Pattern 1: Si + Imperfect Subjunctive + Conditional
This is the classic “if” structure. The si part sets the condition. The main clause states the result.
- Pattern:Si + imperfect subjunctive, vendría + rest
- Sample:Si pudiera, vendría ahora. (If I could, I’d come now.)
Pattern 2: Polite Question
This pattern is built for invites and favors. It often uses a question mark plus a time or place phrase.
- Pattern:¿Vendrías + a/con + place/activity?
- Sample:¿Vendrías a tomar café? (Would you come have coffee?)
Pattern 3: Past Reporting Verb + Que + Conditional
When you retell a promise, plan, or expectation from earlier, this pattern keeps your timeline clear.
- Pattern:Dijo/Pensé/Sabía que vendría + rest
- Sample:Sabía que vendrías. (I knew you’d come.)
Here’s a set of conditional venir prompts you can copy into your notes. Use them as starter lines, then swap the time, person, or place.
| Trigger Or Frame | Spanish Line | Meaning In Context |
|---|---|---|
| Polite invite | ¿Vendrías a cenar? | Would you come to dinner? |
| Formal request | ¿Vendría usted un momento? | Would you come for a moment? |
| Condition set first | Si pudiera, vendría. | If I could, I’d come. |
| Condition set last | Vendría, si tuviera tiempo. | I’d come, if I had time. |
| Reported plan | Dijo que vendría temprano. | He said he would come early. |
| Expectation | Pensé que vendrías hoy. | I thought you’d come today. |
| Soft refusal | No vendría sin una invitación. | I wouldn’t come without an invite. |
| Group proposal | Vendríamos después de clase. | We’d come after class. |
Mini Practice Set
Grab a notebook or open a notes app. Write the full sentence, not just the missing verb. That extra writing time helps your brain lock in the ending.
Fill In The Blank With The Correct Form
- Si yo tuviera coche, yo _______ más seguido. (venir)
- ¿Tú _______ conmigo al museo el sábado?
- Él dijo que _______ temprano para ayudar.
- Nosotros _______ después de la clase si no hay tarea.
- ¿Usted _______ un momento, por favor?
- Si ellos me llamaran, yo _______ enseguida.
- Ustedes _______ si hubiera tiempo, ¿no?
- Yo no _______ sin avisar.
- Vosotros _______ a la playa si hiciera sol.
- Pensé que tú _______ hoy.
Answers
- vendría
- vendrías
- vendría
- vendríamos
- vendría
- vendría
- vendrían
- vendría
- vendríais
- vendrías
If any answer surprised you, go back to the table above and check the subject. Then read the full sentence out loud once. One clean repetition beats five rushed ones.
Next Steps For Stronger Spanish
Once vendría feels natural, try pairing it with other “-dr-” verbs. You’ll start seeing the pattern across the language, and that makes new verbs less scary.

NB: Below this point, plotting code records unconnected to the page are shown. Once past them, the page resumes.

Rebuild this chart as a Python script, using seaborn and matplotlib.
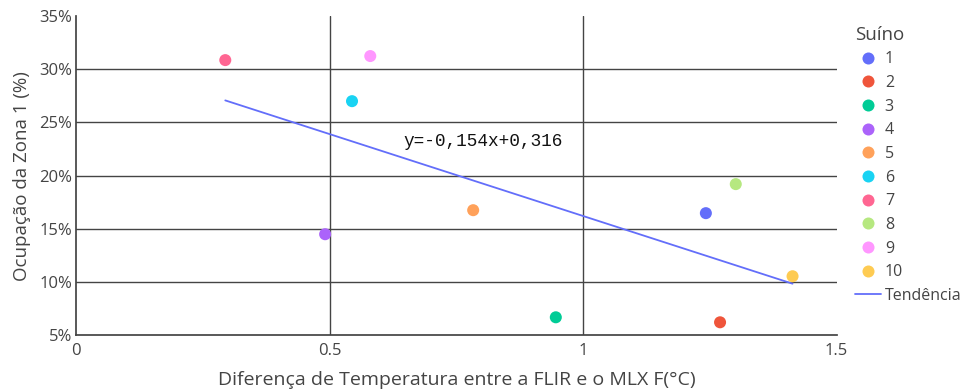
import numpy as np
import pandas as pd
import seaborn as sns
import matplotlib.pyplot as plt
from matplotlib.ticker import FuncFormatter

# data
suino = ['1', '2', '3', '4', '5', '6', '7', '8', '9', '10']
dif_temp = [1.242, 1.270, 0.946, 0.491, 0.783, 0.544, 0.294, 1.301, 0.580, 1.413]
ocup_z1 = [0.1647, 0.0621, 0.0668, 0.1449, 0.1675, 0.2700, 0.3086, 0.1920, 0.3124, 0.1054]
slope, intercept = -0.154, 0.316
cores = ['#636efa', '#EF553B', '#00cc96', '#ab63fa', '#FFA15A',
         '#19d3f3', '#FF6692', '#B6E880', '#FF97FF', '#FECB52']

df = pd.DataFrame({'Suíno': suino, 'x': dif_temp, 'y': ocup_z1})

sns.set_theme(style='white')
plt.rcParams['font.family'] = ['Open Sans', 'DejaVu Sans']

fig, ax = plt.subplots(figsize=(9.65, 3.92), dpi=100)
fig.subplots_adjust(left=0.079, right=0.867, top=0.959, bottom=0.145)

# grid
for v in [0.10, 0.15, 0.20, 0.25, 0.30]:
    ax.axhline(v, color='#444444', lw=1, zorder=0)
for v in [0.5, 1.0]:
    ax.axvline(v, color='#444444', lw=1, zorder=0)

sns.scatterplot(data=df, x='x', y='y', hue='Suíno', palette=cores,
                s=75, linewidth=0, ax=ax, zorder=3)

# trend line
xs = np.array([min(dif_temp), max(dif_temp)])
ax.plot(xs, slope * xs + intercept, color='#636efa', lw=1.3, label='Tendência', zorder=2)
ax.text(0.645, 0.2324, 'y=-0,154x+0,316', family='Liberation Mono', fontsize=12.8,
        va='center', ha='left', color='#111111')

ax.set_xlim(0, 1.5)
ax.set_ylim(0.05, 0.35)
ax.set_xticks([0, 0.5, 1, 1.5])
ax.set_xticklabels(['0', '0.5', '1', '1.5'])
ax.set_yticks(np.arange(0.05, 0.351, 0.05))
ax.yaxis.set_major_formatter(FuncFormatter(lambda v, p: f'{round(v * 100)}%'))
ax.tick_params(labelsize=12, colors='#444444', length=0)
ax.tick_params(axis='x', pad=6)
ax.tick_params(axis='y', pad=3)
for lab in ax.get_xticklabels() + ax.get_yticklabels():
    lab.set_color('#444444')

sns.despine(ax=ax)
ax.spines['left'].set_color('#444444')
ax.spines['bottom'].set_color('#444444')

ax.set_xlabel('Diferença de Temperatura entre a FLIR e o MLX F(°C)', fontsize=14, color='#444444', labelpad=8)
ax.set_ylabel('Ocupação da Zona 1 (%)', fontsize=13.5, color='#444444', labelpad=6)

handles, labels = ax.get_legend_handles_labels()
leg = ax.legend(handles, labels, title='Suíno', loc='upper left', bbox_to_anchor=(1.016, 0.99),
                frameon=False, fontsize=11.5, title_fontsize=13.5, handlelength=1.6,
                handletextpad=0.25, labelspacing=0.48, borderaxespad=0, alignment='left')
for t in leg.get_texts():
    t.set_color('#444444')
leg.get_title().set_color('#444444')

fig.savefig('out.png', dpi=100)
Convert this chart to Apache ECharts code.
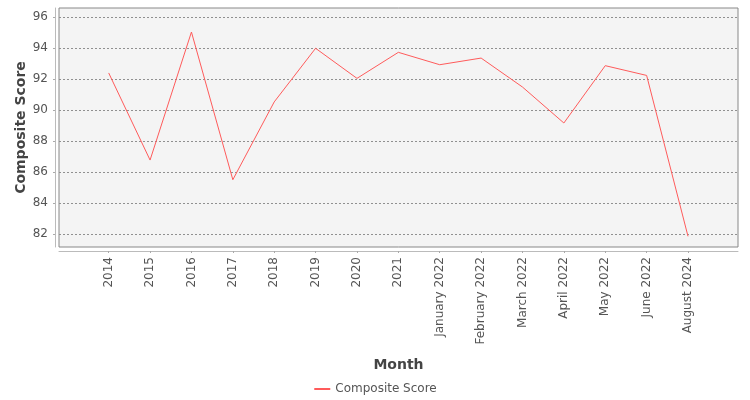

For extra practice, you can compare conditional endings across verbs on this conditional tense page, then come back and build your own sentences with venir. Keep your lines short, keep the accent marks, and keep talking.
Micro Drills For Fluent Output
If you want vendría to come out without a pause, run a 60-second drill. Pick a subject, pick a time phrase, say one full line, then flip it twice calmly.
Start affirmative: “Vendría hoy.” Then make it negative: “No vendría hoy.” Then turn it into a question: “¿Vendrías hoy?” Repeat with a new subject and a new phrase.
Use time phrases like esta noche, después de clase, or en diez minutos. When you finish, record yourself for half a minute and listen back. Check that you pronounce the d in vendr- and that the stress lands on the accented í. If stress drifts, clap on “drí” and say the word again, slow then normal.
One last trick: swap the subject without changing the rest. Say, “Yo vendría,” then “tú vendrías,” then “ellos vendrían.” Keeping the sentence frame steady trains the ending faster in your head, out loud, three times.